What the task requires: Leave the pictures out and write out exactly the lines from the top of the entries through the line containing "glycolTemp), pair(gasolineDays, gasolineTemp)];".

Supplied records:
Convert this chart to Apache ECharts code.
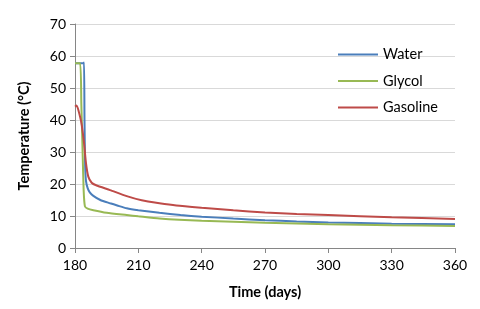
<!DOCTYPE html>
<html><head><meta charset="utf-8">
<script src="https://cdn.jsdelivr.net/npm/echarts@6/dist/echarts.min.js"></script>
<style>html,body{margin:0;padding:0;background:#fff}#c{width:480px;height:309px}</style>
</head><body><div id="c"></div>
<script>
const seriesNames = ["Water", "Glycol", "Gasoline"];
const xTicks = [180, 210, 240, 270, 300, 330, 360];
const yTicks = [0, 10, 20, 30, 40, 50, 60, 70];

const waterDays = [180, 184, 184.3, 184.5, 184.8, 185.2, 186, 187, 188.7, 192, 196.6, 200, 204.5, 210, 220, 230, 240, 255, 270, 285, 300, 330, 360];
const waterTemp = [57.7, 57.7, 58, 40, 26, 21, 18.7, 17.4, 16.3, 15, 14, 13.3, 12.4, 11.8, 11, 10.3, 9.8, 9.2, 8.7, 8.3, 8.0, 7.6, 7.4];

const glycolDays = [180, 182.4, 183, 183.6, 184.1, 184.7, 186, 188.7, 195, 204.5, 210, 220, 240, 270, 300, 330, 360];
const glycolTemp = [57.7, 57.7, 45, 30, 18, 13, 12.3, 11.8, 11, 10.3, 9.9, 9.2, 8.5, 7.9, 7.4, 7.1, 6.9];

const gasolineDays = [180, 180.8, 182.4, 183.2, 184.3, 185.2, 186.3, 187.9, 190, 196.6, 204.5, 211.6, 220, 228, 240, 255, 270, 285, 300, 330, 360];
const gasolineTemp = [44.2, 44.5, 41, 38.4, 32.7, 26.5, 22.3, 20.4, 19.6, 18.1, 16.2, 14.9, 14, 13.3, 12.6, 11.8, 11.1, 10.6, 10.3, 9.6, 9.1];

const colors = ["#4A7EBB", "#98B954", "#BE4B48"];
const pair = (xs, ys) => xs.map((x, i) => [x, ys[i]]);
const allData = [pair(waterDays, waterTemp), pair(glycolDays, glycolTemp), pair(gasolineDays, gasolineTemp)];

const font = "Lato";
const chart = echarts.init(document.getElementById('c'), null, {renderer: 'canvas'});
chart.setOption({
  animation: false,
  color: colors,
  grid: {left: 75, right: 25, top: 24, bottom: 61, containLabel: false},
  legend: {
    orient: 'vertical', left: 333, top: 42,
    itemWidth: 40, itemHeight: 14, itemGap: 11.5,
    textStyle: {fontFamily: font, fontSize: 14.5, color: '#000'},
    data: seriesNames.map(n => ({name: n, icon: 'path://M0,0 L40,0 L40,2 L0,2 Z'}))
  },
  xAxis: {
    type: 'value', min: xTicks[0], max: xTicks[xTicks.length - 1], interval: 30,
    name: 'Time (days)', nameLocation: 'middle', nameGap: 37,
    nameTextStyle: {fontFamily: font, fontSize: 14.5, fontWeight: 'bold', color: '#000'},
    axisLine: {show: true, lineStyle: {color: '#868686', width: 1}},
    axisTick: {show: true, length: 5, lineStyle: {color: '#868686'}},
    axisLabel: {fontFamily: font, fontSize: 14, color: '#000', margin: 10},
    splitLine: {show: false}
  },
  yAxis: {
    type: 'value', min: yTicks[0], max: yTicks[yTicks.length - 1], interval: 10,
    name: 'Temperature (°C)', nameLocation: 'middle', nameGap: 43, nameRotate: 90,
    nameTextStyle: {fontFamily: font, fontSize: 14.5, fontWeight: 'bold', color: '#000'},
    axisLine: {show: true, lineStyle: {color: '#868686', width: 1}},
    axisTick: {show: true, length: 5, lineStyle: {color: '#868686'}},
    axisLabel: {fontFamily: font, fontSize: 14, color: '#000', margin: 9},
    splitLine: {show: true, lineStyle: {color: '#D9D9D9', width: 1}}
  },
  series: seriesNames.map((n, i) => ({
    name: n, type: 'line', data: allData[i], showSymbol: false, symbol: 'none',
    smooth: 0.2,
    lineStyle: {width: 2, color: colors[i]}
  }))
});
</script></body></html>
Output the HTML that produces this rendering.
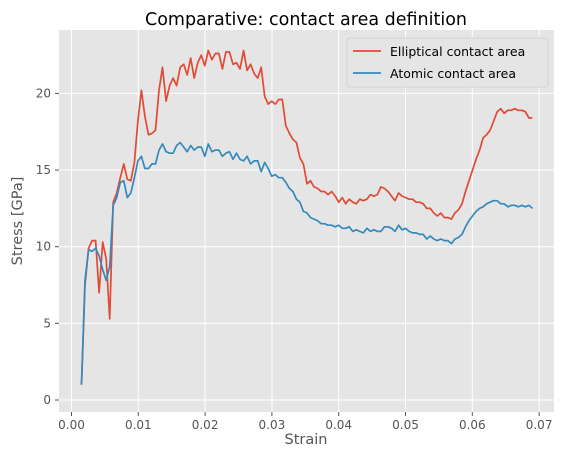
<!DOCTYPE html>
<html><head><meta charset="utf-8"><style>
body{margin:0;background:#fff;font-family:"Liberation Sans","DejaVu Sans",sans-serif}
svg text{font-family:"DejaVu Sans","Liberation Sans",sans-serif}
</style></head><body>
<svg id="chart" width="565" height="457" xmlns="http://www.w3.org/2000/svg">
<rect width="565" height="457" fill="#fff"/>
<text x="306" y="25" text-anchor="middle" font-size="17.5" fill="#000">Comparative: contact area definition</text>
<rect x="59" y="30" width="495" height="382" fill="#e5e5e5"/>
<g id="grid"></g><g id="ticks"></g><g id="series"></g>
<text x="306" y="444" text-anchor="middle" font-size="14.5" fill="#555">Strain</text>
<text transform="translate(22,221) rotate(-90)" text-anchor="middle" font-size="14.5" fill="#555">Stress [GPa]</text>
<g>
<rect x="347" y="38" width="201" height="49" rx="3" fill="#e5e5e5" stroke="#ccc" stroke-width="0.8"/>
<line x1="353" y1="51" x2="381" y2="51" stroke="#E24A33" stroke-width="1.8"/>
<text x="390" y="56" font-size="12.5" fill="#000">Elliptical contact area</text>
<line x1="353" y1="73" x2="381" y2="73" stroke="#348ABD" stroke-width="1.8"/>
<text x="390" y="78" font-size="12.5" fill="#000">Atomic contact area</text>
</g>
</svg>
<script>
const xTicks=[0,0.01,0.02,0.03,0.04,0.05,0.06,0.07];
const xTickLabels=["0.00","0.01","0.02","0.03","0.04","0.05","0.06","0.07"];
const yTicks=[0,5,10,15,20];
const strainStart=0.0015, strainEnd=0.069;
const elliptical=[1,7.5,9.9,10.4,10.4,7,10.3,9.2,5.3,12.9,13.5,14.5,15.4,14.4,14.3,15.5,18.2,20.2,18.5,17.3,17.4,17.6,20.2,21.7,19.5,20.5,21,20.5,21.7,21.9,21.2,22.3,21,22,22.5,21.8,22.8,22.2,22.6,22.6,21.6,22.7,22.7,21.9,22,21.6,22.8,21.5,21.9,21.3,21,21.7,19.8,19.3,19.5,19.3,19.6,19.6,17.9,17.4,17,16.8,15.8,15.4,14.1,14.3,13.9,13.8,13.6,13.6,13.4,13.6,13.3,12.9,13.2,12.8,13.1,12.9,12.8,13.1,13,13.1,13.4,13.3,13.4,13.9,13.8,13.6,13.3,13,13.5,13.3,13.2,13.1,13.1,12.9,12.9,12.8,12.5,12.5,12.2,12,12.2,11.9,11.9,11.8,12.2,12.4,12.8,13.6,14.3,15,15.7,16.3,17.1,17.3,17.6,18.2,18.8,19,18.7,18.9,18.9,19,18.9,18.9,18.8,18.4,18.4];
const atomic=[1,7.8,9.8,9.7,9.9,9.4,8.5,7.8,8.7,12.7,13.2,14.2,14.3,13.2,13.5,14.5,15.6,15.9,15.1,15.1,15.4,15.4,16.3,16.7,16.2,16.1,16.1,16.6,16.8,16.5,16.2,16.6,16.3,16.5,16.5,15.9,16.7,16.2,16.3,16.3,15.9,16.1,16.2,15.7,16.1,15.7,15.6,15.9,15.4,15.6,15.6,14.9,15.5,15.1,14.6,14.7,14.5,14.5,14.2,13.8,13.6,13.1,12.9,12.3,12.2,11.9,11.8,11.7,11.5,11.5,11.4,11.4,11.3,11.4,11.2,11.2,11.3,11,11.1,11,10.9,11.2,11,11.1,11,11,11.3,11.3,11.2,11,11.4,11.1,11.2,11,10.9,10.9,10.8,10.8,10.5,10.7,10.5,10.4,10.5,10.4,10.4,10.2,10.5,10.6,10.8,11.3,11.7,12,12.3,12.5,12.6,12.8,12.9,13,13,12.8,12.8,12.6,12.7,12.7,12.6,12.7,12.6,12.7,12.5];
const NS="http://www.w3.org/2000/svg";
const X=v=>71.5+v*6680, Y=v=>400-v*15.33;
function mk(tag,attrs,parent){const e=document.createElementNS(NS,tag);for(const k in attrs)e.setAttribute(k,attrs[k]);parent.appendChild(e);return e;}
const grid=document.getElementById('grid'),ticks=document.getElementById('ticks'),series=document.getElementById('series');
xTicks.forEach((t,i)=>{
  const l=mk('line',{x1:X(t),x2:X(t),y1:30,y2:412,stroke:'#fff','stroke-width':1},grid);
  
  
  mk('line',{x1:X(t),x2:X(t),y1:412,y2:416,stroke:'#555'},ticks);
  const tx=mk('text',{x:X(t),y:429,'text-anchor':'middle','font-size':12,fill:'#555'},ticks);
  tx.textContent=xTickLabels[i];
  
  
});
yTicks.forEach(t=>{
  const l=mk('line',{x1:59,x2:554,y1:Y(t),y2:Y(t),stroke:'#fff','stroke-width':1},grid);
  
  
  mk('line',{x1:55,x2:59,y1:Y(t),y2:Y(t),stroke:'#555'},ticks);
  const tx=mk('text',{x:51,y:Y(t)+4,'text-anchor':'end','font-size':12,fill:'#555'},ticks);
  tx.textContent=String(t);
  
  
});
function draw(vals,color,name){
  const n=vals.length;
  const pts=vals.map((v,i)=>{const s=strainStart+(strainEnd-strainStart)*i/(n-1);return X(s).toFixed(1)+','+Y(v).toFixed(1);}).join(' ');
  const p=mk('polyline',{points:pts,fill:'none',stroke:color,'stroke-width':1.7,'stroke-linejoin':'round'},series);
  
  
}
draw(elliptical,'#E24A33','elliptical-series');
draw(atomic,'#348ABD','atomic-series');
</script>
</body></html>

Solution for this task:
Convert this chart to Apache ECharts code.
<!DOCTYPE html>
<html><head><meta charset="utf-8">
<script src="https://cdn.jsdelivr.net/npm/echarts@6/dist/echarts.min.js"></script>
<style>html,body{margin:0;padding:0;background:#fff}#c{width:480px;height:309px}</style>
</head><body><div id="c"></div>
<script>
const seriesNames = ["Water", "Glycol", "Gasoline"];
const xTicks = [180, 210, 240, 270, 300, 330, 360];
const yTicks = [0, 10, 20, 30, 40, 50, 60, 70];

const waterDays = [180, 184, 184.3, 184.5, 184.8, 185.2, 186, 187, 188.7, 192, 196.6, 200, 204.5, 210, 220, 230, 240, 255, 270, 285, 300, 330, 360];
const waterTemp = [57.7, 57.7, 58, 40, 26, 21, 18.7, 17.4, 16.3, 15, 14, 13.3, 12.4, 11.8, 11, 10.3, 9.8, 9.2, 8.7, 8.3, 8.0, 7.6, 7.4];

const glycolDays = [180, 182.4, 183, 183.6, 184.1, 184.7, 186, 188.7, 195, 204.5, 210, 220, 240, 270, 300, 330, 360];
const glycolTemp = [57.7, 57.7, 45, 30, 18, 13, 12.3, 11.8, 11, 10.3, 9.9, 9.2, 8.5, 7.9, 7.4, 7.1, 6.9];

const gasolineDays = [180, 180.8, 182.4, 183.2, 184.3, 185.2, 186.3, 187.9, 190, 196.6, 204.5, 211.6, 220, 228, 240, 255, 270, 285, 300, 330, 360];
const gasolineTemp = [44.2, 44.5, 41, 38.4, 32.7, 26.5, 22.3, 20.4, 19.6, 18.1, 16.2, 14.9, 14, 13.3, 12.6, 11.8, 11.1, 10.6, 10.3, 9.6, 9.1];

const colors = ["#4A7EBB", "#98B954", "#BE4B48"];
const pair = (xs, ys) => xs.map((x, i) => [x, ys[i]]);
const allData = [pair(waterDays, waterTemp), pair(glycolDays, glycolTemp), pair(gasolineDays, gasolineTemp)];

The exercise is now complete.